### THE REQUEST:
Reproduce the listing exactly and skip over any pictures.

[start DATASET SECTION]

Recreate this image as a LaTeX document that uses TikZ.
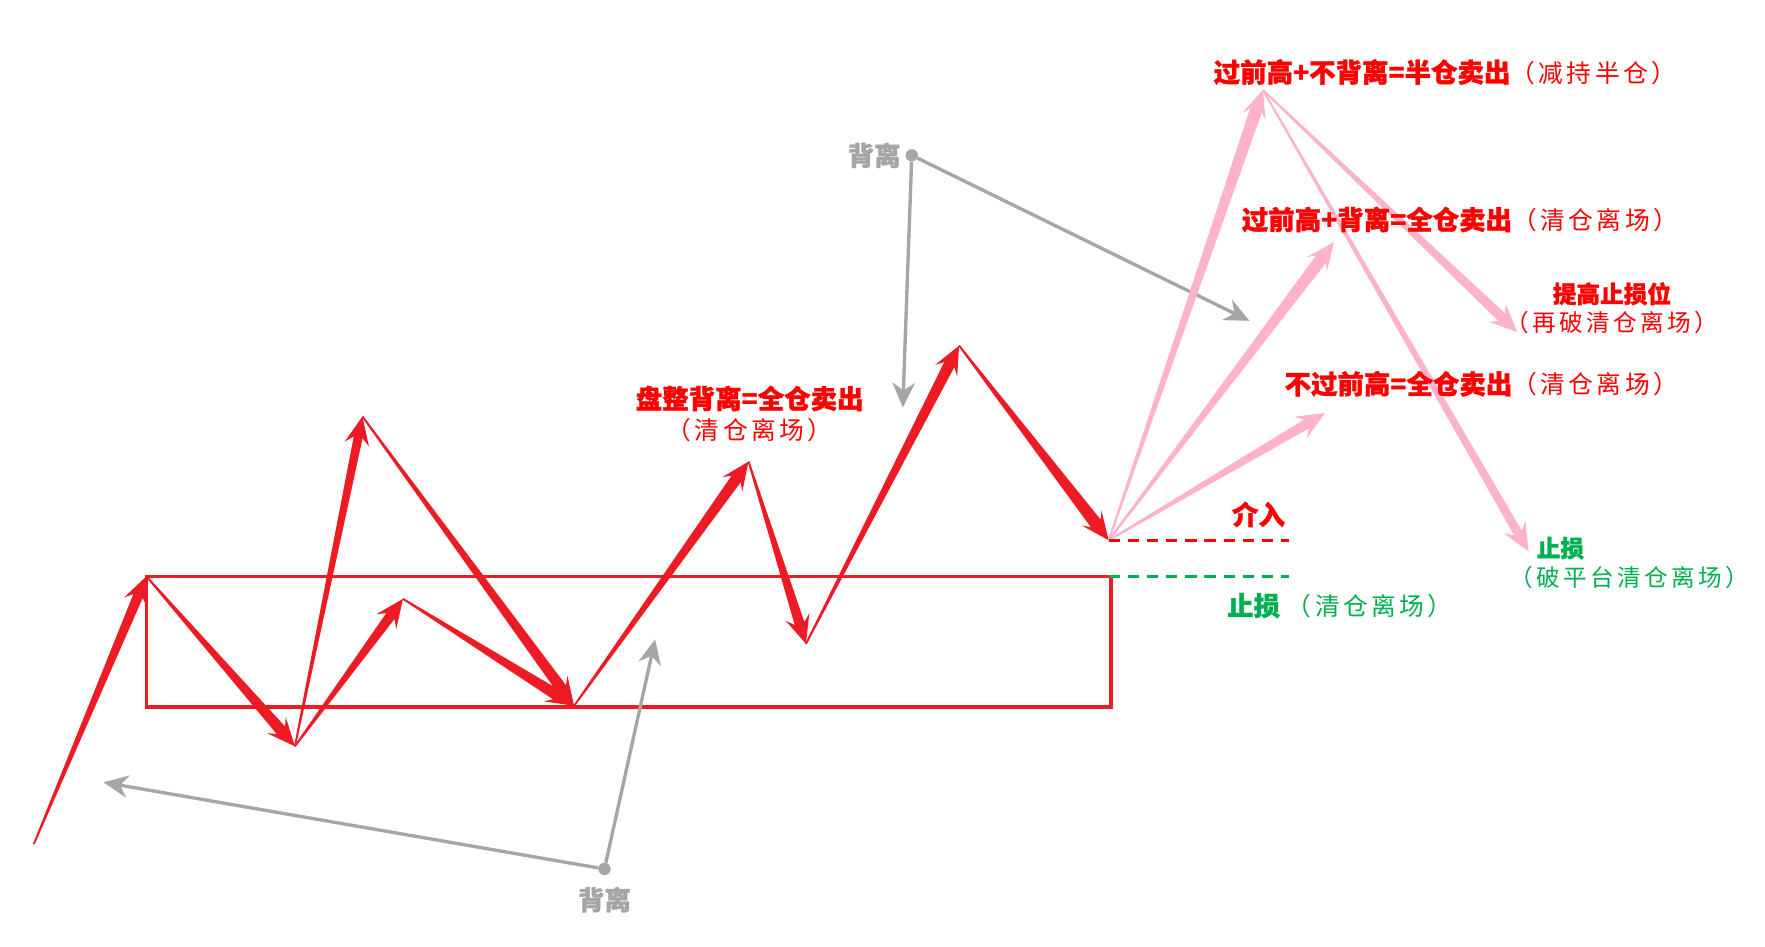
\documentclass[tikz,border=0pt]{standalone}
\usepackage{fontspec}
\setmainfont{Noto Sans CJK SC}[BoldFeatures={FakeBold=1.2}]
\newfontfamily\subfont{Noto Sans CJK SC}[LetterSpace=14]
\usepackage{tikz}
\usetikzlibrary{positioning, arrows.meta, calc}
\definecolor{kred}{HTML}{ED1C24}
\definecolor{tred}{HTML}{FF0000}
\definecolor{kpink}{HTML}{FFB3CB}
\definecolor{kgray}{HTML}{A6A6A6}
\definecolor{kgreen}{HTML}{00B050}
\newcommand{\paren}[1]{{\fontsize{22}{26}\subfont\mdseries #1}}

% tapered arrow: [colour]{from}{to}{half-width at the head}
\newcommand{\taperarrow}[4][kred]{%
  \coordinate (tN) at ($(#3)!19pt!(#2)$);
  \coordinate (tB) at ($(#3)!25pt!(#2)$);
  \fill[#1] ($(#2)!0.8pt!90:(#3)$) -- ($(tN)!#4!90:(#3)$) -- ($(tB)!11pt!90:(#3)$)
    -- (#3) -- ($(tB)!11pt!-90:(#3)$) -- ($(tN)!#4!-90:(#3)$)
    -- ($(#2)!0.8pt!-90:(#3)$) -- cycle;
}

\begin{document}
\begin{tikzpicture}[
  x=1pt, y=-1pt,
  box/.style={draw=kred, line width=3pt},
  gline/.style={draw=kgray, line width=3pt, -{Stealth[length=22pt,width=20pt,inset=7pt]}},
  gdot/.style={circle, fill=kgray, inner sep=0pt, minimum size=11pt},
  lbl/.style={font=\fontsize{23.5}{28}\selectfont\bfseries, text=tred, inner sep=1pt},
  sub/.style={font=\fontsize{22}{26}\subfont, text=tred, inner sep=1pt},
  small/.style={font=\fontsize{21}{25}\selectfont\bfseries},
  smallsub/.style={font=\fontsize{21}{25}\subfont},
]
\useasboundingbox (0,0) rectangle (1568,841);

% Price path
\coordinate (p0) at (30,750);
\coordinate (p1) at (130,512);
\coordinate (p2) at (262,663);
\coordinate (p3) at (322,370);
\coordinate (p4) at (358,532);
\coordinate (p5) at (510,627);
\coordinate (p6) at (665,410);
\coordinate (p7) at (716,572);
\coordinate (p8) at (852,307);
\coordinate (p9) at (985,480);
\coordinate (rc) at (987,628);

% Platform box
\draw[box] (p1) rectangle (rc);

\taperarrow{p0}{p1}{4.5pt}
\taperarrow{p1}{p2}{5pt}
\taperarrow{p2}{p3}{4pt}
\taperarrow{p2}{p4}{4.5pt}
\taperarrow{p4}{p5}{5pt}
\taperarrow{p3}{p5}{5pt}
\taperarrow{p5}{p6}{5pt}
\taperarrow{p6}{p7}{4.5pt}
\taperarrow{p7}{p8}{5pt}
\taperarrow{p8}{p9}{5.5pt}

% Divergence hints
\node[gdot] (dtop) at (810,138) {};
\node[gdot] (dbot) at (537,772) {};
\coordinate (g1) at (802,362);
\coordinate (g2) at (1110,285);
\coordinate (g3) at (92,695);
\coordinate (g4) at (582,568);
\draw[gline] (dtop) -- (g1);
\draw[gline] (dtop) -- (g2);
\draw[gline] (dbot) -- (g3);
\draw[gline] (dbot) -- (g4);
\node[lbl, text=kgray, left=3pt of dtop] (btop) {背离};
\node[lbl, text=kgray, below=9pt of dbot] (bbot) {背离};

% Scenarios after entry
\coordinate (k1) at (1122,80);
\coordinate (k2) at (1185,215);
\coordinate (k3) at (1177,367);
\coordinate (k4) at (1348,295);
\coordinate (k5) at (1358,490);
\taperarrow[kpink]{p9}{k1}{5.5pt}
\taperarrow[kpink]{p9}{k2}{5.5pt}
\taperarrow[kpink]{p9}{k3}{4.5pt}
\taperarrow[kpink]{k1}{k4}{4.5pt}
\taperarrow[kpink]{k1}{k5}{4pt}

% Entry and stop lines
\coordinate (e1) at (1145,480);
\coordinate (s0) at (985,512);
\coordinate (s1) at (1145,512);
\draw[tred, line width=2.5pt, dash pattern=on 10pt off 7pt] (p9) -- (e1);
\draw[kgreen, line width=2.5pt, dash pattern=on 10pt off 7pt] (s0) -- (s1);

% Labels
\node[lbl] (pz) at (666,354) {盘整背离=全仓卖出};
\node[sub, below=4pt of pz] (pzs) {（清仓离场）};
\node[lbl, anchor=west] (t1) at (1077,64) {过前高+不背离=半仓卖出\paren{（减持半仓）}};
\node[lbl, anchor=west] (t2) at (1102,195) {过前高+背离=全仓卖出\paren{（清仓离场）}};
\node[lbl, anchor=west] (t3) at (1140,341) {不过前高=全仓卖出\paren{（清仓离场）}};
\node[lbl, small] (tg) at (1432,261) {提高止损位};
\node[sub, smallsub, below=3pt of tg] (tgs) {（再破清仓离场）};
\node[lbl] (jr) at (1118,457) {介入};
\node[lbl, text=kgreen, anchor=west] (zs) at (1089,538) {止损\hspace{6pt}\paren{（清仓离场）}};
\node[lbl, small, text=kgreen, anchor=west] (zs2) at (1364,487) {止损};
\node[sub, smallsub, text=kgreen, anchor=west] (zs2s) at (1340,513) {（破平台清仓离场）};
\end{tikzpicture}
\end{document}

[end DATASET SECTION]

### RESULT OF THE TASK:
Recreate this image as a LaTeX document that uses TikZ.
\documentclass[tikz,border=0pt]{standalone}
\usepackage{fontspec}
\setmainfont{Noto Sans CJK SC}[BoldFeatures={FakeBold=1.2}]
\newfontfamily\subfont{Noto Sans CJK SC}[LetterSpace=14]
\usepackage{tikz}
\usetikzlibrary{positioning, arrows.meta, calc}
\definecolor{kred}{HTML}{ED1C24}
\definecolor{tred}{HTML}{FF0000}
\definecolor{kpink}{HTML}{FFB3CB}
\definecolor{kgray}{HTML}{A6A6A6}
\definecolor{kgreen}{HTML}{00B050}
\newcommand{\paren}[1]{{\fontsize{22}{26}\subfont\mdseries #1}}

% tapered arrow: [colour]{from}{to}{half-width at the head}
\newcommand{\taperarrow}[4][kred]{%
  \coordinate (tN) at ($(#3)!19pt!(#2)$);
  \coordinate (tB) at ($(#3)!25pt!(#2)$);
  \fill[#1] ($(#2)!0.8pt!90:(#3)$) -- ($(tN)!#4!90:(#3)$) -- ($(tB)!11pt!90:(#3)$)
    -- (#3) -- ($(tB)!11pt!-90:(#3)$) -- ($(tN)!#4!-90:(#3)$)
    -- ($(#2)!0.8pt!-90:(#3)$) -- cycle;
}

\begin{document}
\begin{tikzpicture}[
  x=1pt, y=-1pt,
  box/.style={draw=kred, line width=3pt},
  gline/.style={draw=kgray, line width=3pt, -{Stealth[length=22pt,width=20pt,inset=7pt]}},
  gdot/.style={circle, fill=kgray, inner sep=0pt, minimum size=11pt},
  lbl/.style={font=\fontsize{23.5}{28}\selectfont\bfseries, text=tred, inner sep=1pt},
  sub/.style={font=\fontsize{22}{26}\subfont, text=tred, inner sep=1pt},
  small/.style={font=\fontsize{21}{25}\selectfont\bfseries},
  smallsub/.style={font=\fontsize{21}{25}\subfont},
]
\useasboundingbox (0,0) rectangle (1568,841);

% Price path
\coordinate (p0) at (30,750);
\coordinate (p1) at (130,512);
\coordinate (p2) at (262,663);
\coordinate (p3) at (322,370);
\coordinate (p4) at (358,532);
\coordinate (p5) at (510,627);
\coordinate (p6) at (665,410);
\coordinate (p7) at (716,572);
\coordinate (p8) at (852,307);
\coordinate (p9) at (985,480);
\coordinate (rc) at (987,628);

% Platform box
\draw[box] (p1) rectangle (rc);

\taperarrow{p0}{p1}{4.5pt}
\taperarrow{p1}{p2}{5pt}
\taperarrow{p2}{p3}{4pt}
\taperarrow{p2}{p4}{4.5pt}
\taperarrow{p4}{p5}{5pt}
\taperarrow{p3}{p5}{5pt}
\taperarrow{p5}{p6}{5pt}
\taperarrow{p6}{p7}{4.5pt}
\taperarrow{p7}{p8}{5pt}
\taperarrow{p8}{p9}{5.5pt}

% Divergence hints
\node[gdot] (dtop) at (810,138) {};
\node[gdot] (dbot) at (537,772) {};
\coordinate (g1) at (802,362);
\coordinate (g2) at (1110,285);
\coordinate (g3) at (92,695);
\coordinate (g4) at (582,568);
\draw[gline] (dtop) -- (g1);
\draw[gline] (dtop) -- (g2);
\draw[gline] (dbot) -- (g3);
\draw[gline] (dbot) -- (g4);
\node[lbl, text=kgray, left=3pt of dtop] (btop) {背离};
\node[lbl, text=kgray, below=9pt of dbot] (bbot) {背离};

% Scenarios after entry
\coordinate (k1) at (1122,80);
\coordinate (k2) at (1185,215);
\coordinate (k3) at (1177,367);
\coordinate (k4) at (1348,295);
\coordinate (k5) at (1358,490);
\taperarrow[kpink]{p9}{k1}{5.5pt}
\taperarrow[kpink]{p9}{k2}{5.5pt}
\taperarrow[kpink]{p9}{k3}{4.5pt}
\taperarrow[kpink]{k1}{k4}{4.5pt}
\taperarrow[kpink]{k1}{k5}{4pt}

% Entry and stop lines
\coordinate (e1) at (1145,480);
\coordinate (s0) at (985,512);
\coordinate (s1) at (1145,512);
\draw[tred, line width=2.5pt, dash pattern=on 10pt off 7pt] (p9) -- (e1);
\draw[kgreen, line width=2.5pt, dash pattern=on 10pt off 7pt] (s0) -- (s1);

% Labels
\node[lbl] (pz) at (666,354) {盘整背离=全仓卖出};
\node[sub, below=4pt of pz] (pzs) {（清仓离场）};
\node[lbl, anchor=west] (t1) at (1077,64) {过前高+不背离=半仓卖出\paren{（减持半仓）}};
\node[lbl, anchor=west] (t2) at (1102,195) {过前高+背离=全仓卖出\paren{（清仓离场）}};
\node[lbl, anchor=west] (t3) at (1140,341) {不过前高=全仓卖出\paren{（清仓离场）}};
\node[lbl, small] (tg) at (1432,261) {提高止损位};
\node[sub, smallsub, below=3pt of tg] (tgs) {（再破清仓离场）};
\node[lbl] (jr) at (1118,457) {介入};
\node[lbl, text=kgreen, anchor=west] (zs) at (1089,538) {止损\hspace{6pt}\paren{（清仓离场）}};
\node[lbl, small, text=kgreen, anchor=west] (zs2) at (1364,487) {止损};
\node[sub, smallsub, text=kgreen, anchor=west] (zs2s) at (1340,513) {（破平台清仓离场）};
\end{tikzpicture}
\end{document}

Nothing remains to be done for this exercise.